— begin EXERCISE MATERIAL —

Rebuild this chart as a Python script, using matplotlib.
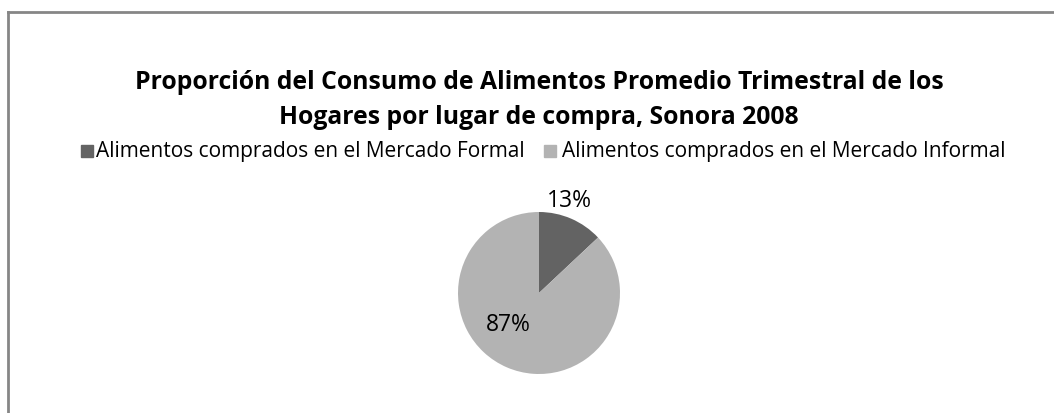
import matplotlib.pyplot as plt
from matplotlib.patches import Rectangle

# data
categories = ['Alimentos comprados en el Mercado Formal',
              'Alimentos comprados en el Mercado Informal']
shares = [13, 87]
pct_labels = ['13%', '87%']
colors = ['#636363', '#b3b3b3']

title = ('Proporción del Consumo de Alimentos Promedio Trimestral de los\n'
         'Hogares por lugar de compra, Sonora 2008')

W, H = 1054, 413
fig = plt.figure(figsize=(W / 100, H / 100), dpi=100)
fig.patch.set_facecolor('white')
plt.rcParams['font.family'] = ['Open Sans', 'DejaVu Sans']

# chart border (only top/left visible in the crop)
fig.add_artist(plt.Line2D([8 / W, 1], [1 - 11.5 / H] * 2, color='#868686', lw=2,
                          transform=fig.transFigure))
fig.add_artist(plt.Line2D([8 / W] * 2, [0, 1 - 11.5 / H], color='#868686', lw=2,
                          transform=fig.transFigure))

fig.text(539 / W, 1 - 100 / H, title, ha='center', va='center',
         fontsize=17.8, fontweight='bold', linespacing=1.5)

# pie
cx, cy, r = 539, 293, 81
ax = fig.add_axes([(cx - r) / W, 1 - (cy + r) / H, 2 * r / W, 2 * r / H])
wedges, _ = ax.pie(shares, colors=colors, startangle=90, counterclock=False,
                   wedgeprops=dict(linewidth=0))
ax.set_xlim(-1, 1)
ax.set_ylim(-1, 1)
ax.set_aspect('equal')
ax.text(0.37, 1.14, pct_labels[0], ha='center', va='center', fontsize=16.5)
ax.text(-0.38, -0.4, pct_labels[1], ha='center', va='center', fontsize=16.5)

# legend
ly = 1 - 151 / H
fig.add_artist(Rectangle((81 / W, ly - 6 / H), 12 / W, 12 / H,
                         color=colors[0], transform=fig.transFigure))
fig.text(96 / W, ly, categories[0], ha='left', va='center', fontsize=15)
fig.add_artist(Rectangle((544 / W, ly - 6 / H), 12 / W, 12 / H,
                         color=colors[1], transform=fig.transFigure))
fig.text(562 / W, ly, categories[1], ha='left', va='center', fontsize=15)

fig.savefig('out.png', dpi=100)
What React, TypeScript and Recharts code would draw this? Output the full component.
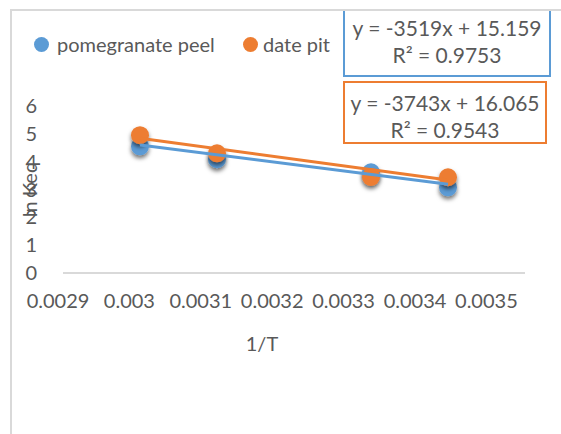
import { ScatterChart, Scatter, XAxis, YAxis } from 'recharts';

const xValues = [0.003, 0.0031, 0.0033, 0.0034];
const pomegranatePeel = [4.55, 4.09, 3.62, 3.08];
const datePit = [4.95, 4.3, 3.45, 3.44];

// trendline end points (as shown in the picture)
const trendX = [0.003, 0.0034];
const pomegranateTrend = [4.6, 3.19];
const datePitTrend = [4.84, 3.34];

const xTicks = [0.0029, 0.003, 0.0031, 0.0032, 0.0033, 0.0034, 0.0035];
const yTicks = [0, 1, 2, 3, 4, 5, 6];

const BLUE = '#5B9BD5';
const ORANGE = '#ED7D31';
const TEXT = '#595959';
const FONT = 'Lato, "Open Sans", sans-serif';

const toPoints = (xs: number[], ys: number[]) => xs.map((x, i) => ({ x, y: ys[i] }));

const peelData = toPoints(xValues, pomegranatePeel);
const pitData = toPoints(xValues, datePit);
const peelTrend = toPoints(trendX, pomegranateTrend);
const pitTrend = toPoints(trendX, datePitTrend);

const Marker = (color: string) => (props: any) => (
  <circle cx={props.cx} cy={props.cy} r={9} fill={color} filter="url(#dotShadow)" />
);

const NoShape = () => null;

const XTick = (props: any) => {
  const { x, y, payload, index } = props;
  return (
    <text x={x - 5 - index * 5.6} y={y} dy={27} textAnchor="middle" fill={TEXT} fontSize={20} fontFamily={FONT}>
      {String(payload.value)}
    </text>
  );
};

const boxText: React.CSSProperties = {
  fontFamily: FONT,
  fontSize: 21,
  color: TEXT,
  textAlign: 'center',
  lineHeight: '27px',
};

const legendText: React.CSSProperties = {
  position: 'absolute',
  top: 31,
  fontFamily: FONT,
  fontSize: 20,
  color: TEXT,
  lineHeight: '26px',
  whiteSpace: 'nowrap',
};

const dot = (left: number, color: string): React.CSSProperties => ({
  position: 'absolute',
  left,
  top: 37,
  width: 15,
  height: 15,
  borderRadius: 8,
  background: color,
});

export default function App() {
  return (
    <div style={{ position: 'absolute', left: 0, top: 0, width: 561, height: 434, background: '#fff', overflow: 'hidden' }}>
      <svg width={0} height={0} style={{ position: 'absolute' }}>
        <defs>
          <filter id="dotShadow" x="-50%" y="-50%" width="200%" height="200%">
            <feDropShadow dx="0" dy="3" stdDeviation="2" floodColor="#000" floodOpacity="0.55" />
          </filter>
        </defs>
      </svg>

      <div style={{ position: 'absolute', left: 10, top: 9, width: 560, height: 430, borderTop: '2px solid #d9d9d9', borderLeft: '2px solid #d9d9d9' }} />

      <div style={{ position: 'absolute', left: 0, top: 0 }}>
        <ScatterChart width={561} height={434} margin={{ top: 106, right: 36, bottom: 131, left: 0 }}>
          <XAxis
            type="number"
            dataKey="x"
            domain={[0.0029, 0.0035]}
            ticks={xTicks}
            interval={0}
            tickLine={false}
            axisLine={{ stroke: '#d9d9d9', strokeWidth: 2 }}
            tick={<XTick />}
            height={30}
            label={{ value: '1/T', position: 'bottom', offset: 34, dx: -32, fill: TEXT, fontSize: 20, fontFamily: FONT }}
          />
          <YAxis
            type="number"
            dataKey="y"
            domain={[0, 6]}
            ticks={yTicks}
            interval={0}
            width={63}
            tickLine={false}
            axisLine={false}
            tick={{ fill: TEXT, fontSize: 20, fontFamily: FONT, dx: -18 }}
            label={{ value: 'ln Keq', angle: -90, position: 'center', dx: -2, fill: TEXT, fontSize: 20, fontFamily: FONT }}
          />
          <Scatter name="pomegranate peel" data={peelData} shape={Marker(BLUE)} isAnimationActive={false} />
          <Scatter name="date pit" data={pitData} shape={Marker(ORANGE)} isAnimationActive={false} />
          <Scatter data={peelTrend} line={{ stroke: BLUE, strokeWidth: 3 }} shape={NoShape} isAnimationActive={false} />
          <Scatter data={pitTrend} line={{ stroke: ORANGE, strokeWidth: 3 }} shape={NoShape} isAnimationActive={false} />
        </ScatterChart>
      </div>

      {/* legend */}
      <div style={dot(34, BLUE)} />
      <div style={{ ...legendText, left: 57 }}>pomegranate peel</div>
      <div style={dot(243, ORANGE)} />
      <div style={{ ...legendText, left: 263 }}>date pit</div>

      {/* trendline equations */}
      <div style={{ position: 'absolute', left: 343, top: 11, width: 204, height: 61, borderLeft: `2px solid ${BLUE}`, borderRight: `2px solid ${BLUE}`, borderBottom: `2px solid ${BLUE}`, background: '#fff', paddingTop: 3, boxSizing: 'content-box', ...boxText }}>
        <div>y = -3519x + 15.159</div>
        <div>R² = 0.9753</div>
      </div>
      <div style={{ position: 'absolute', left: 343, top: 81, width: 204, height: 63, border: `2px solid ${ORANGE}`, background: '#fff', ...boxText, paddingTop: 6, boxSizing: 'border-box' }}>
        <div>y = -3743x + 16.065</div>
        <div>R² = 0.9543</div>
      </div>
    </div>
  );
}
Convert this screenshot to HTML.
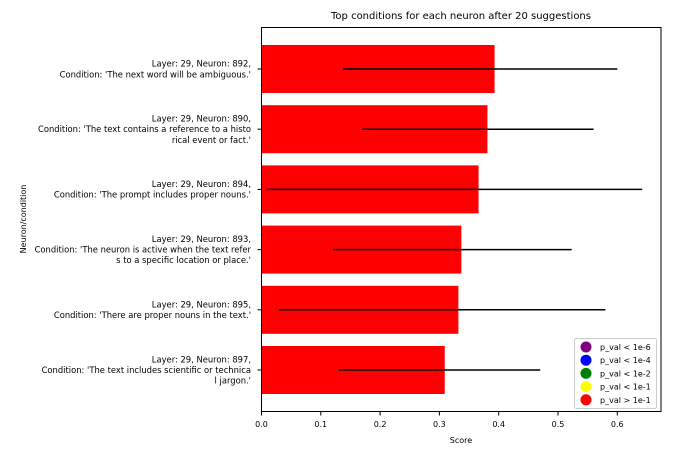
<!DOCTYPE html>
<html><head><style>
body{margin:0;background:#fff;font-family:"Liberation Sans","DejaVu Sans",sans-serif;}
text{font-family:"DejaVu Sans","Liberation Sans",sans-serif;}
</style></head><body>
<svg id="c" width="695" height="451">
<text x="461" y="19" font-size="10" text-anchor="middle">Top conditions for each neuron after 20 suggestions</text>
<g id="bars"></g>
<g id="err"></g>
<rect x="261.5" y="27.5" width="399.5" height="384" fill="none" stroke="#000" stroke-width="1"/>
<g id="xt"></g>
<g id="yt"></g>
<text x="461" y="443" font-size="8" text-anchor="middle">Score</text>
<text transform="translate(26,219) rotate(-90)" font-size="8" text-anchor="middle">Neuron/condition</text>
<g>
<rect x="574.5" y="338.5" width="82" height="70" rx="2" fill="#fff" stroke="#ccc"/>
<g id="lg"></g>
</g>
</svg>
<script>
const labels=[
["Layer: 29, Neuron: 892,","Condition: 'The next word will be ambiguous.'"],
["Layer: 29, Neuron: 890,","Condition: 'The text contains a reference to a histo","rical event or fact.'"],
["Layer: 29, Neuron: 894,","Condition: 'The prompt includes proper nouns.'"],
["Layer: 29, Neuron: 893,","Condition: 'The neuron is active when the text refer","s to a specific location or place.'"],
["Layer: 29, Neuron: 895,","Condition: 'There are proper nouns in the text.'"],
["Layer: 29, Neuron: 897,","Condition: 'The text includes scientific or technica","l jargon.'"]];
const scores=[0.393,0.381,0.366,0.337,0.332,0.309];
const errLow=[0.138,0.170,0.008,0.120,0.029,0.130];
const errHigh=[0.600,0.560,0.642,0.523,0.580,0.470];
const xTicks=[0,0.1,0.2,0.3,0.4,0.5,0.6];
const legendLabels=["p_val < 1e-6","p_val < 1e-4","p_val < 1e-2","p_val < 1e-1","p_val > 1e-1"];
const legendColors=["purple","blue","green","yellow","red"];
const NS="http://www.w3.org/2000/svg";
const X=v=>261.5+v*593;
const Y=i=>69+i*60.2;
function mk(t,a,p){const e=document.createElementNS(NS,t);for(const k in a)e.setAttribute(k,a[k]);document.getElementById(p).appendChild(e);return e;}
scores.forEach((s,i)=>{
 const r=mk('rect',{x:X(0),y:Y(i)-24,width:X(s)-X(0),height:48,fill:'red'},'bars');
 
 
 const l=mk('line',{x1:X(errLow[i]),x2:X(errHigh[i]),y1:Y(i),y2:Y(i),stroke:'#000','stroke-width':1.5},'err');
 
 
 mk('line',{x1:257.5,x2:261.5,y1:Y(i),y2:Y(i),stroke:'#000'},'yt');
 const lines=labels[i];const n=lines.length;
 lines.forEach((t,j)=>{const tx=mk('text',{x:251,y:Y(i)+3-(n-1)*5.3+j*10.6,'font-size':8.4,'text-anchor':'end'},'yt');tx.textContent=t;
  
  });
});
xTicks.forEach(v=>{
 mk('line',{x1:X(v),x2:X(v),y1:411.5,y2:415.5,stroke:'#000'},'xt');
 const t=mk('text',{x:X(v),y:427,'font-size':8,'text-anchor':'middle'},'xt');t.textContent=v.toFixed(1);
 
 
});
legendLabels.forEach((s,i)=>{
 const y=347+i*13.2;
 mk('circle',{cx:586,cy:y,r:5.5,fill:legendColors[i]},'lg');
 const t=mk('text',{x:600,y:y+3,'font-size':8},'lg');t.textContent=s;
 
 
});
</script>
</body></html>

— end EXERCISE MATERIAL —

Print the data above verbatim from the first line through the line holding "pct_labels[1], ha='center', va='center', fontsize=16.5)", leaving every picture out.

## WORKED ANSWER
Rebuild this chart as a Python script, using matplotlib.
import matplotlib.pyplot as plt
from matplotlib.patches import Rectangle

# data
categories = ['Alimentos comprados en el Mercado Formal',
              'Alimentos comprados en el Mercado Informal']
shares = [13, 87]
pct_labels = ['13%', '87%']
colors = ['#636363', '#b3b3b3']

title = ('Proporción del Consumo de Alimentos Promedio Trimestral de los\n'
         'Hogares por lugar de compra, Sonora 2008')

W, H = 1054, 413
fig = plt.figure(figsize=(W / 100, H / 100), dpi=100)
fig.patch.set_facecolor('white')
plt.rcParams['font.family'] = ['Open Sans', 'DejaVu Sans']

# chart border (only top/left visible in the crop)
fig.add_artist(plt.Line2D([8 / W, 1], [1 - 11.5 / H] * 2, color='#868686', lw=2,
                          transform=fig.transFigure))
fig.add_artist(plt.Line2D([8 / W] * 2, [0, 1 - 11.5 / H], color='#868686', lw=2,
                          transform=fig.transFigure))

fig.text(539 / W, 1 - 100 / H, title, ha='center', va='center',
         fontsize=17.8, fontweight='bold', linespacing=1.5)

# pie
cx, cy, r = 539, 293, 81
ax = fig.add_axes([(cx - r) / W, 1 - (cy + r) / H, 2 * r / W, 2 * r / H])
wedges, _ = ax.pie(shares, colors=colors, startangle=90, counterclock=False,
                   wedgeprops=dict(linewidth=0))
ax.set_xlim(-1, 1)
ax.set_ylim(-1, 1)
ax.set_aspect('equal')
ax.text(0.37, 1.14, pct_labels[0], ha='center', va='center', fontsize=16.5)
ax.text(-0.38, -0.4, pct_labels[1], ha='center', va='center', fontsize=16.5)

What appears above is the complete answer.